Когда они ушли | страница 7



И больше становилось тех Людей и больше, ибо не давали Старшие их добычей назвать. Потом разрешили, только поздно. Забыв родство, на все Народы те Люди ополчились. Теперь говорят, что Тот Кто Создал их сотворил и сотворил лучшими. Только вот в облике каждого из Людей черты Народа его остались.

А те другие… Не было в них мудрости Старших. И вообще в них мудрости не было. Силой и Народы свои они превосходили, а жестокостью — Людей. Потому что лишь Люди для развлечения охотятся. И стали они изгоями для Народов и оборотнями для Людей. И завещали своим потомкам лишь ненависть. К Народам — потому что чужды они им. К Людям — потому что чужды они им. А сильнее всего к Старшим. Ибо создали они их. Подарив лишь силу, не наделив мудростью.

И Народы и Люди дарили их взаимности. Лишь Старшие — любовью, ибо не могли возненавидеть потомство свое. Детей своих.

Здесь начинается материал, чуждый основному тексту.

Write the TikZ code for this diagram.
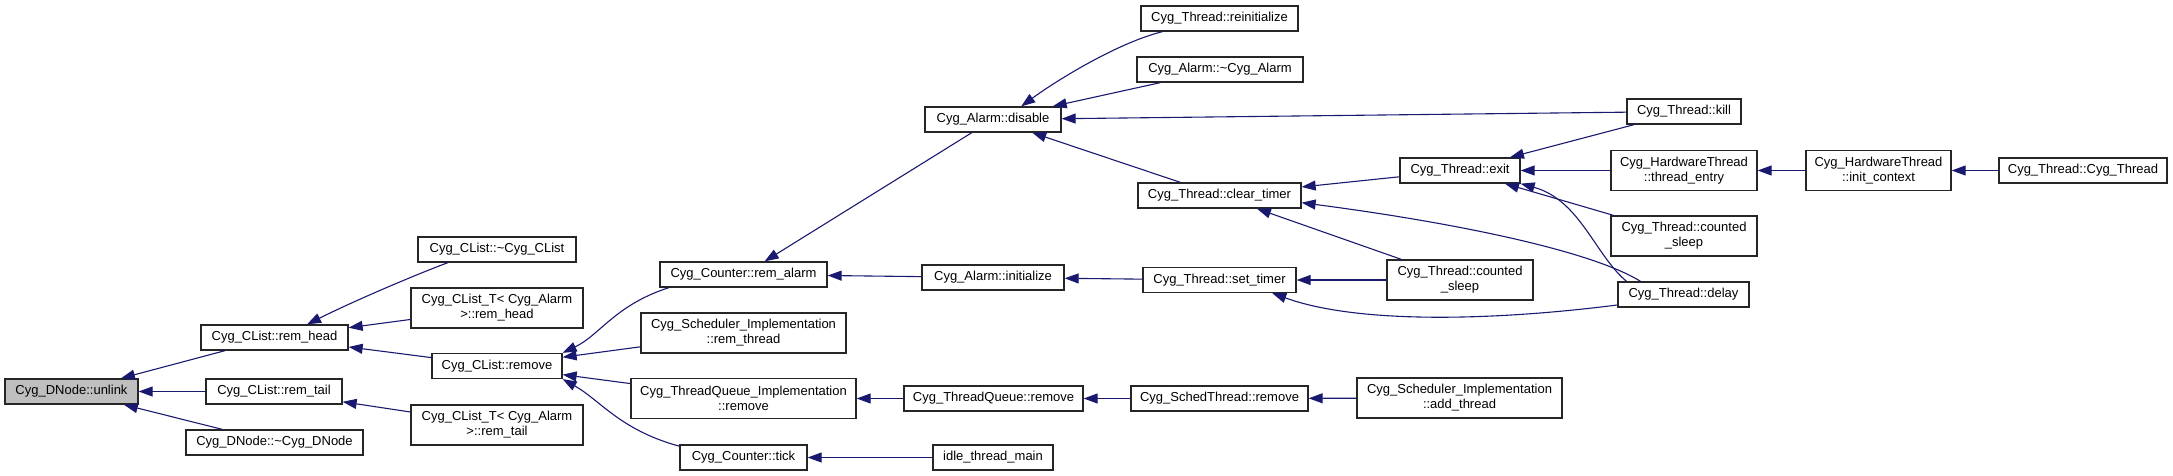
\documentclass[tikz,border=0pt]{standalone}
\usepackage{fontspec}
\setmainfont{Liberation Sans}
\usetikzlibrary{arrows.meta}
\definecolor{edgeblue}{HTML}{191970}

\begin{document}
\begin{tikzpicture}[
    x=1pt, y=-1pt,
    every node/.style={
            rectangle,
            draw=black!85,
            line width=1.3pt,
            inner sep=0pt,
            minimum height=25pt,
            align=center,
            font=\fontsize{13}{15}\selectfont
        },
    twoline/.style={minimum height=40pt},
    current/.style={fill=black!25},
    call/.style={draw=edgeblue, line width=1.1pt, -{Triangle[length=14pt, width=10pt]}},
    ]
    \useasboundingbox (0,0) rectangle (2173,476);

    % --- Column 1 ---
    \node[current, minimum width=133pt] (unlink) at (71.5,391.5) {Cyg\_DNode::unlink};

    % --- Column 2 ---
    \node[minimum width=147pt] (remhead) at (274.5,337.5) {Cyg\_CList::rem\_head};
    \node[minimum width=136pt] (remtail) at (274,391.5) {Cyg\_CList::rem\_tail};
    \node[minimum width=177pt] (dnodedtor) at (274.5,442.5) {Cyg\_DNode::\textasciitilde Cyg\_DNode};

    % --- Column 3 ---
    \node[minimum width=158pt] (clistdtor) at (497,249.5) {Cyg\_CList::\textasciitilde Cyg\_CList};
    \node[twoline, minimum width=172pt] (clistTremhead) at (497,308) {Cyg\_CList\_T< Cyg\_Alarm\\>::rem\_head};
    \node[minimum width=130pt] (clistremove) at (497,366) {Cyg\_CList::remove};
    \node[twoline, minimum width=172pt] (clistTremtail) at (497,425) {Cyg\_CList\_T< Cyg\_Alarm\\>::rem\_tail};

    % --- Column 4 ---
    \node[minimum width=167pt] (remalarm) at (743.5,274.5) {Cyg\_Counter::rem\_alarm};
    \node[twoline, minimum width=205pt] (remthread) at (743.5,333) {Cyg\_Scheduler\_Implementation\\::rem\_thread};
    \node[twoline, minimum width=225pt] (tqimplremove) at (743.5,398.5) {Cyg\_ThreadQueue\_Implementation\\::remove};
    \node[minimum width=127pt] (tick) at (743.5,457.5) {Cyg\_Counter::tick};

    % --- Column 5 ---
    \node[minimum width=136pt] (disable) at (993,119.5) {Cyg\_Alarm::disable};
    \node[minimum width=142pt] (initialize) at (993,277.5) {Cyg\_Alarm::initialize};
    \node[minimum width=179pt] (tqremove) at (993.5,398.5) {Cyg\_ThreadQueue::remove};
    \node[minimum width=120pt] (idlemain) at (993,457.5) {idle\_thread\_main};

    % --- Column 6 ---
    \node[minimum width=157pt] (reinit) at (1219.5,18.5) {Cyg\_Thread::reinitialize};
    \node[minimum width=166pt] (alarmdtor) at (1220,69.5) {Cyg\_Alarm::\textasciitilde Cyg\_Alarm};
    \node[minimum width=163pt] (cleartimer) at (1219.5,195.5) {Cyg\_Thread::clear\_timer};
    \node[minimum width=153pt] (settimer) at (1219.5,280) {Cyg\_Thread::set\_timer};
    \node[minimum width=177pt] (schedremove) at (1219.5,398.5) {Cyg\_SchedThread::remove};

    % --- Column 7 ---
    \node[minimum width=120pt] (exit) at (1460,170.5) {Cyg\_Thread::exit};
    \node[twoline, minimum width=146pt] (sleepA) at (1460,280) {Cyg\_Thread::counted\\\_sleep};
    \node[twoline, minimum width=205pt] (addthread) at (1459.5,398) {Cyg\_Scheduler\_Implementation\\::add\_thread};

    % --- Column 8 ---
    \node[minimum width=114pt] (kill) at (1684,111.5) {Cyg\_Thread::kill};
    \node[twoline, minimum width=146pt] (threadentry) at (1684,170.5) {Cyg\_HardwareThread\\::thread\_entry};
    \node[twoline, minimum width=146pt] (sleepB) at (1684,236) {Cyg\_Thread::counted\\\_sleep};
    \node[minimum width=131pt] (delay) at (1683.5,294.5) {Cyg\_Thread::delay};

    % --- Columns 9 and 10 ---
    \node[twoline, minimum width=145pt] (initcontext) at (1878.5,170.5) {Cyg\_HardwareThread\\::init\_context};
    \node[minimum width=168pt] (cygthread) at (2083,170.5) {Cyg\_Thread::Cyg\_Thread};

    % --- Calls into the list code ---
    \draw[call] (remhead) -- (unlink);
    \draw[call] (remtail) -- (unlink);
    \draw[call] (dnodedtor) -- (unlink);
    \draw[call] (clistdtor.195) .. controls (425,271) and (360,298) .. (remhead.22);
    \draw[call] (clistTremhead) -- (remhead);
    \draw[call] (clistremove) -- (remhead);
    \draw[call] (clistTremtail) -- (remtail);
    \draw[call] (remalarm.190) .. controls (615,305) and (600,335) .. (clistremove.north east);
    \draw[call] (remthread) -- (clistremove);
    \draw[call] (tqimplremove) -- (clistremove);
    \draw[call] (tick.170) .. controls (620,430) and (600,400) .. (clistremove.south east);

    % --- Alarms and queues ---
    \draw[call] (disable) -- (remalarm);
    \draw[call] (initialize) -- (remalarm);
    \draw[call] (tqremove) -- (tqimplremove);
    \draw[call] (idlemain) -- (tick);
    \draw[call] (reinit.193) .. controls (1120,42) and (1060,78) .. (disable.25);
    \draw[call] (alarmdtor) -- (disable);
    \draw[call] (kill) -- (disable);
    \draw[call] (cleartimer) -- (disable);
    \draw[call] (settimer) -- (initialize);
    \draw[call] (schedremove) -- (tqremove);

    % --- Thread calls ---
    \draw[call] (exit) -- (cleartimer);
    \draw[call] (sleepA) -- (cleartimer);
    \draw[call] (delay.163) .. controls (1590,250) and (1450,222) .. (cleartimer.-5);
    \draw[call] (sleepA) -- (settimer);
    \draw[call] (delay.189) .. controls (1500,320) and (1360,325) .. (settimer.-14);
    \draw[call] (addthread) -- (schedremove);
    \draw[call] (kill) -- (exit);
    \draw[call] (threadentry) -- (exit);
    \draw[call] (sleepB) -- (exit);
    \draw[call] (delay.167) .. controls (1595,255) and (1580,200) .. (exit.south east);
    \draw[call] (initcontext) -- (threadentry);
    \draw[call] (cygthread) -- (initcontext);

\end{tikzpicture}
\end{document}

— Дитя, — прозвучало под кронами древесных великанов, и клинки упали, утянув за собой перевитые жилами руки.

Эль Гато качнулся было вперед.

Жесткое лицо его стало вдруг детским, обиженным. Казалось, что он сейчас прильнет к широкой груди Старшего.

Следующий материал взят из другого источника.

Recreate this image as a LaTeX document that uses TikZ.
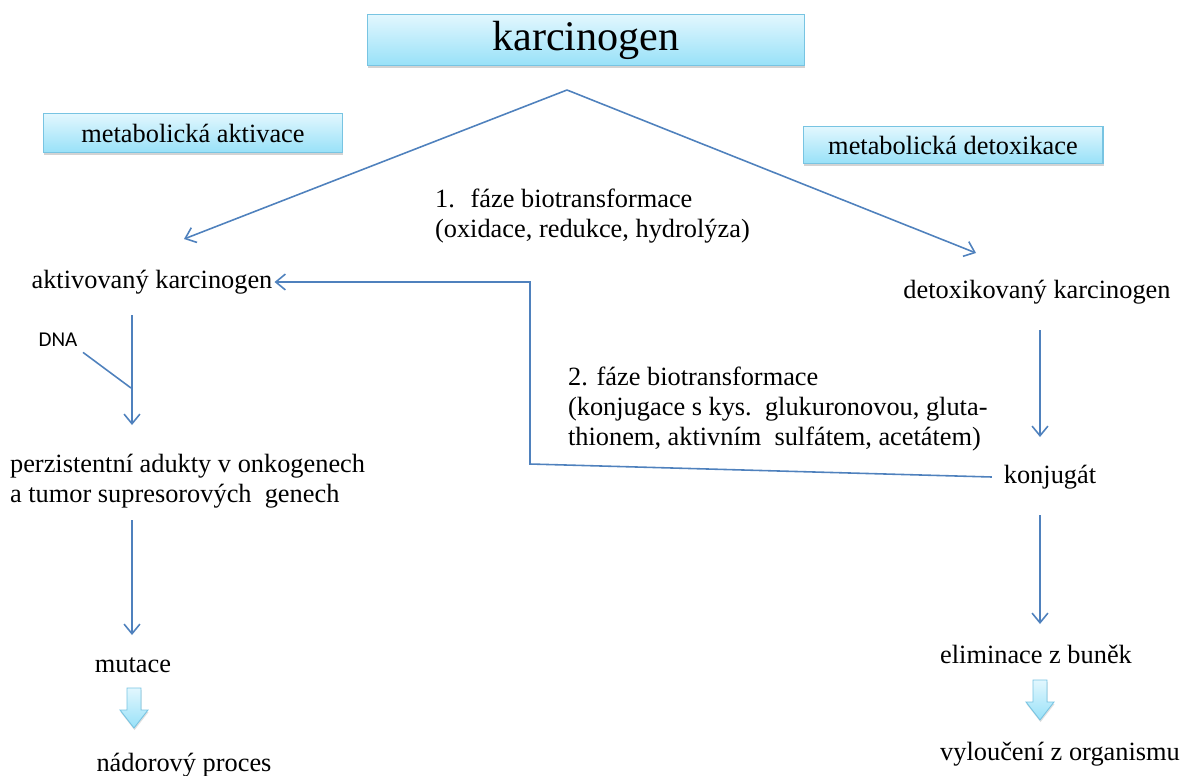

— Не дай ввести себя во искушение, сын мой, — хлестнуло из-за деревьев.

Мгновение на лице Эль Гато была видна борьба чувств, но вот оно закаменело в привычной жесткой настороженности. И руки согнулись в локтях, поднимая клинки. Но видно было — тяжело рукам.


Из-за деревьев неторопливо вышел седовласый мужчина в коричневой рясе с большим серебряным кольцом на широкой груди. Высокий лоб мыслителя несколько не вязался с тугими скулами и крепким подбородком. Но жесткие губы, тяжелый взгляд больших голубых, как небо, глаз указывали на то, что человек этот привык повелевать. Вместо вервия ряса была подпоясана широким ремнем, который слегка перетягивал тяжелый меч. Руки привычно спрятаны в рукавах сутаны.

Подошел, остановился рядом с Эль Гато. Окинул тяжелым взглядом Гравольфа. Тот с улыбкой принял тяжесть взора.

— Мир тебе, Гравольф, — пророкотал неожиданно тяжелый бас.

— Не думал тебя здесь встретить, Доминик. Но не жди, что пожелаю тебе здравствия или дня доброго. Не знаю, как все повернется, но боюсь не долго тебе наслаждаться жизнью.

— Не смей угрожать мне, — рокотнуло в ответ, — нечисть.

— Оставь, — поморщился Старший. — Ведь здесь все свои.

— Да как ты смеешь?!

— Смею. Ибо жизнью ты мне обязан. А эти двое — потомки мои. О чем тебе, кстати, известно.

— Прекрати! Воины сии — Дети Единой Матери Нашей — Пресвятой Церкви. И ты не волен над ними.